Nach Einschätzung des kanadischen Drogenexperten Dr. Kevin Shield gibt es jährlich rund 3 Millionen alkoholbedingte Todesfälle. Zum Vergleich: Die Covid-19-Pandemie forderte nach Daten von „Worldometers“ bis dato 446.678 Menschenleben. Darüber hinaus sei es so, dass über 131 Millionen gesunde Lebensjahre durch Alkohol aufgrund von
Tod sowie Krankheiten wie Leberzirrhose verlorengehen. Insbesondere in Osteuropa sowie dem westlichen Subsahara-Afrika ist der Anteil an Alkoholtoten besonders hoch.
Gemäß der eingangs zitierten Studie spielt die genetische Veranlagung neben den persönlichen Umständen eine große Rolle bei der Entwicklung einer Alkoholabhängigkeit. Bisher ermittelten Wissenschaftler 10 genetische Risikofaktoren. Addiert man die Faktoren der Forschergruppe der Aarhus Universität, dann beläuft sich die Anzahl inzwischen auf 29.
Umfangreiche Erhebung
Bei der Suche nach weiteren Charakteristika, die Fragen rund um die Ausbildung eines kritischen Alkoholkonsums beantworten können, setzten die Forscher auf eine genomweite Assoziationsstudie. Ziel war es hierbei, bestimmte Genomformen zu identifizieren, welche mit dem Auftreten anderer bestimmter Merkmale einhergehen. Konkret sollte ermittelt werden, welche Genvarianten bei Menschen mit problematischem Alkoholkonsum häufiger auftreten. Hierfür griffen die Wissenschaftler auf Daten von insgesamt 435.000 Menschen zurück.
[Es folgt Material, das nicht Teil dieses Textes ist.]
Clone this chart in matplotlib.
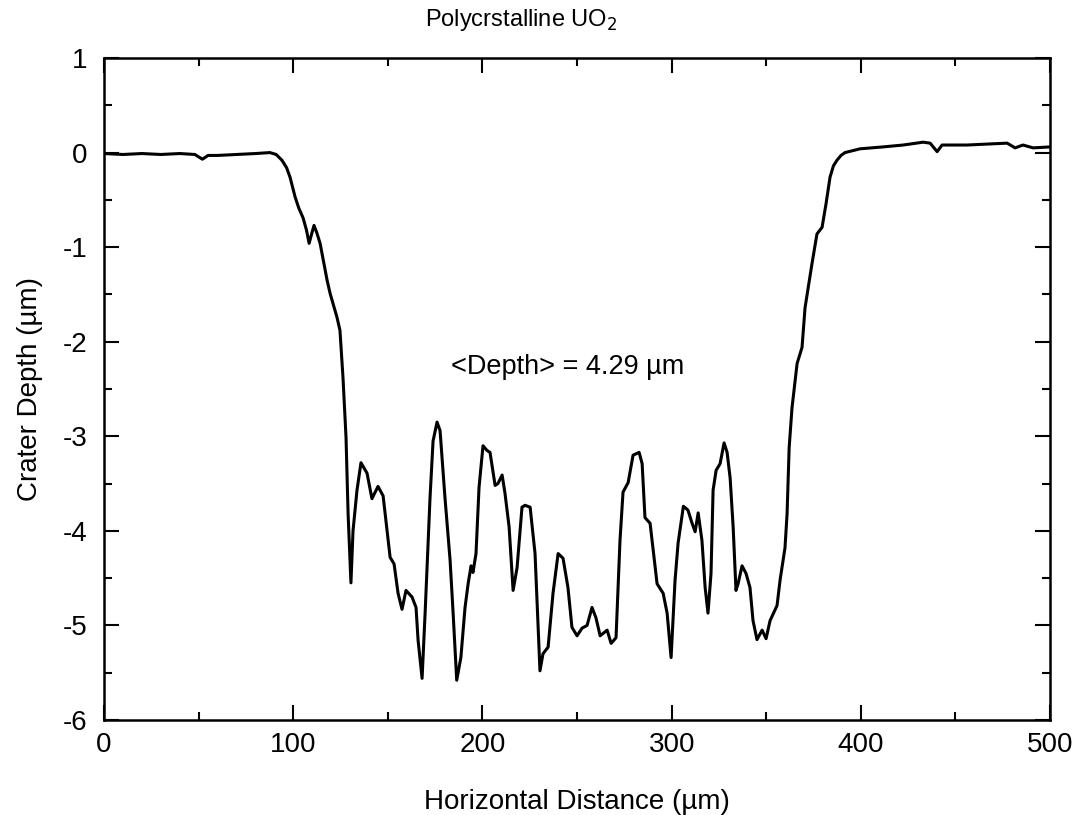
import numpy as np
import matplotlib
matplotlib.use('Agg')
import matplotlib.pyplot as plt
from matplotlib.ticker import MultipleLocator

plt.rcParams['font.family'] = ['Liberation Sans', 'DejaVu Sans']
plt.rcParams['axes.unicode_minus'] = False

# Profile (x in um, depth in um)
distance = [0, 10, 20, 30, 40, 48, 52, 55, 60, 70, 80, 87.7, 91,
            94, 96.5, 98.3, 101, 103, 105.2, 107, 108.4, 110, 111, 112.5,
            114.2, 117.9, 119.5, 123.1, 124.7, 126.3, 127.9, 129, 130.5,
            131.6, 133.7, 135.8, 139, 141.6, 144.8, 147.5, 149.6, 151.2,
            153.3, 155.4, 157.5, 159.6, 162.8, 164.9, 166, 168.1, 169.7,
            172.3, 173.9, 176, 177.6, 180.2, 182.9, 184.5, 186.4, 188.6,
            190.8, 192.5, 194, 195, 196.6, 198.2, 200.3, 202.4, 204, 206.7,
            208.2, 210.4, 211.9, 214.1, 216.2, 218.3, 220.9, 222.5, 225.2,
            227.8, 230.4, 232, 234.7, 237.3, 240, 242.6, 245.2, 247.3, 250,
            252.6, 255.3, 257.9, 260, 262.2, 265.9, 268, 270.6, 272.7, 274.3,
            277, 279.6, 282.8, 284.4, 285.9, 288.6, 292.3, 295.5, 297.6,
            299.7, 301.8, 303.4, 306.2, 308.6, 310.8, 312.4, 314, 316, 317.7,
            319.2, 320.8, 321.9, 323.5, 325.6, 327.7, 329.3, 330.9, 332.5,
            334, 335.1, 337.2, 339.3, 341.4, 343, 345.1, 347.8, 349.9, 352,
            355.7, 357.3, 359.9, 361, 362.1, 363.6, 366.3, 368.9, 370.5,
            374.2, 376.8, 379.5, 381.6, 383.7, 385.5, 387.4, 389.5, 391.6,
            399.6, 411.7, 422.3, 432.9, 436.6, 440.3, 442.9, 456.1, 477.3,
            481.5, 485.7, 491, 500]
depth = [-0.01, -0.02, -0.01, -0.02, -0.01, -0.02, -0.07, -0.03, -0.03,
         -0.02, -0.01, 0.0, -0.02,
         -0.08, -0.16, -0.26, -0.47, -0.59, -0.69, -0.82, -0.96, -0.84,
         -0.77, -0.85, -0.96, -1.35, -1.49, -1.74, -1.88, -2.38, -3.01,
         -3.82, -4.55, -4.0, -3.57, -3.28, -3.39, -3.66, -3.53, -3.63,
         -4.0, -4.28, -4.35, -4.66, -4.83, -4.63, -4.70, -4.81, -5.16,
         -5.56, -4.87, -3.65, -3.05, -2.85, -2.94, -3.65, -4.31, -4.87,
         -5.58, -5.34, -4.81, -4.55, -4.37, -4.44, -4.24, -3.54, -3.10,
         -3.15, -3.17, -3.52, -3.5, -3.41, -3.6, -3.96, -4.63, -4.39,
         -3.75, -3.73, -3.75, -4.24, -5.48, -5.30, -5.23, -4.66, -4.24,
         -4.29, -4.6, -5.02, -5.11, -5.03, -5.0, -4.81, -4.92, -5.11,
         -5.05, -5.19, -5.13, -4.10, -3.59, -3.49, -3.20, -3.17, -3.29,
         -3.86, -3.92, -4.56, -4.66, -4.87, -5.34, -4.52, -4.13, -3.74,
         -3.78, -3.92, -4.01, -3.81, -4.1, -4.6, -4.87, -4.45, -3.57,
         -3.36, -3.29, -3.07, -3.17, -3.44, -3.96, -4.63, -4.56, -4.37,
         -4.45, -4.6, -4.95, -5.15, -5.05, -5.14, -4.95, -4.79, -4.52,
         -4.18, -3.82, -3.12, -2.70, -2.23, -2.06, -1.64, -1.17, -0.86,
         -0.79, -0.54, -0.26, -0.14, -0.08, -0.03, 0.0, 0.04, 0.06, 0.08,
         0.11, 0.10, 0.01, 0.08, 0.08, 0.10, 0.05, 0.08, 0.05, 0.06]

title = 'Polycrstalline UO$_2$'
xlabel = 'Horizontal Distance (\u00b5m)'
ylabel = 'Crater Depth (\u00b5m)'
note = '<Depth> = 4.29 \u00b5m'

fig = plt.figure(figsize=(10.79, 8.15), dpi=100)
ax = fig.add_axes([0.0964, 0.1166, 0.8768, 0.8122])

ax.plot(distance, depth, color='black', lw=2.2)

ax.set_xlim(0, 500)
ax.set_ylim(-6, 1)
ax.xaxis.set_major_locator(MultipleLocator(100))
ax.xaxis.set_minor_locator(MultipleLocator(50))
ax.yaxis.set_major_locator(MultipleLocator(1))
ax.yaxis.set_minor_locator(MultipleLocator(0.5))
ax.tick_params(which='both', direction='in', top=True, right=True,
               labelsize=20, width=1.5)
ax.tick_params(which='major', length=11)
ax.tick_params(axis='x', which='major', pad=9)
ax.tick_params(axis='y', which='major', pad=12)
ax.tick_params(which='minor', length=6)
for s in ax.spines.values():
    s.set_linewidth(1.8)

ax.set_xlabel(xlabel, fontsize=20, labelpad=22)
ax.set_ylabel(ylabel, fontsize=20, labelpad=14)
# title sits a little left of the axes centre in the original
fig.text(0.483, 0.975, title, fontsize=17, ha='center', va='center')
ax.text(245, -2.27, note, fontsize=19.5, ha='center', va='center')

fig.savefig('out.png', dpi=100)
Bei der Studie trat zudem zutage, dass mit dem Vorhandensein der Risiko-Gene auch eine höhere Anfälligkeit für diverse neuropsychiatrische Merkmale einhergeht. Menschen mit problembehafteten Alkoholkonsum haben demnach im Durchschnitt eine höhere genetische Veranlagung für die Entwicklung von Depressionen, Angststörungen sowie ADHS. In der veröffentlichten Studie heißt es, dass immer mehr Licht ins Dunkel komme: „Wir beginnen jetzt, die Umrisse einer genetischen Architektur zu sehen […] hier ist wohl eine grundlegende genetische Komponente im Spiel“. Nichtsdestotrotz sei es falsch, lediglich nach erblichen Gründen für Alkoholismus zu suchen. Vielmehr gehe aus den Studienergebnissen hervor, dass das Umfeld eines Menschen ebenfalls von großer Bedeutung ist.
Ernstzunehmende Situation
Auch vergangene Erhebungen zeigten bereits auf, dass keinesfalls leichtfertig mit dem Thema Alkohol respektive dem Missbrauch der Substanz umgegangen werden sollte. So kamen Wissenschaftler im Jahr 2017 in der „Global Burden of Disease“-Studie zu dem Fazit, dass die alkoholbedingte Krankheitslast sogar noch größer sein könnte, als bisher angenommen worden war. Demnach sei Alkohol ein Hauptrisikofaktor für Infektionskrankheiten, nichtübertragbare Erkrankungen sowie Verletzungen.
Zahlreiche Bestrebungen, den Alkoholkonsum einzudämmen, scheinen bisher noch keine Früchte zu tragen. So habe der Konsum in den letzten 3 Jahrzehnten nicht abgenommen, im Gegenteil. Ferner konstatieren die Forscher, dass diesbezüglich auch keine Trendwende in Sicht sei – zumindest nicht in einem globalen Sinne. In Deutschland sinkt der Pro-Kopf-Verbrauch von reinem Alkohol bereits seit den 1980ern. Seither verringerte sich der Wert um rund 30,5 Prozent.